We don’t know, and whenever we don’t know the exact answer, we try to bound it from above and from below. Lower bounds are found by computing both functions for increasing x values, while upper bounds require theoretical results.
Currently, we know that the first sign change happens at $10^{14} < x < e^{727.95135}$

I find this surprising.
First, the current upper bound is enormously large. There is always room to wonder when we encounter numbers in proofs that are larger than the number of atoms in the universe. It may be just an artifact of the proof, the real number may be much smaller, but for me, it certainly causes eyebrow movement.

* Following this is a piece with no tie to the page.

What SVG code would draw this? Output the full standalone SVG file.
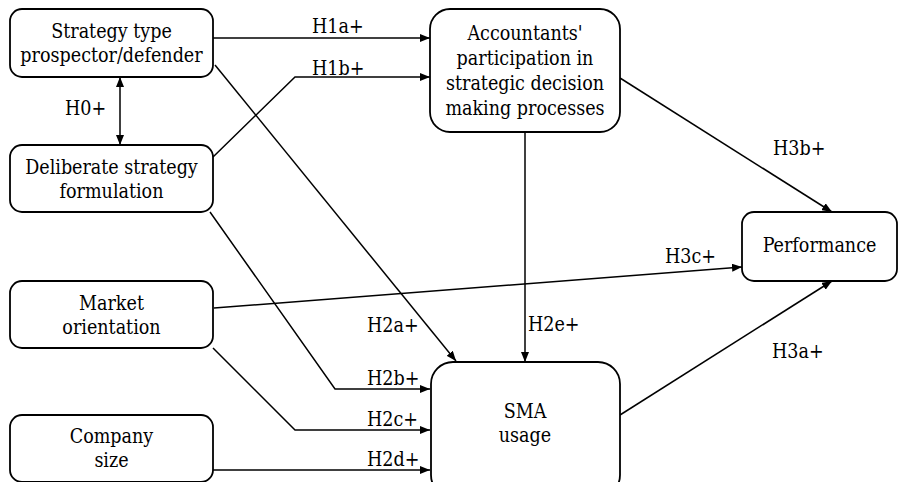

Second, the lower bound isn’t miniscule either. For a phenomenon that happens infinitely often, it sure is taking its time. Many interesting prime properties can be found early on in the prime sequence (I suppose that’s how we bothered looking for them in the first place), but this one can not. You may say, of course, that the question isn’t that natural – after all, li(x) is just another approximation function – but as an approximation, its relative simplicity and straightforwardness are quite attractive.
Primes are rooted deep in number theory; if we wish to understand mathematics, we must understand primes.
And this causes me to ponder:
Mathematics does not care about our lovely intuition of what constitutes a “big number”. It laughs in the face of the adorable humans, trying to understand the world within their own references and scales. There is an infinite amount of natural numbers. Period. There is an infinite amount of primes. Period. Name a number as large as you like, but once you name it, know that it is insignificant and tiny when compared to the vastness and infinity of those that follow it. It is hard to comprehend just how many natural numbers there are; perhaps the real surprise should be the sheer amount of results we have that do not involve incredibly large numbers.
Don’t you find that reassuring?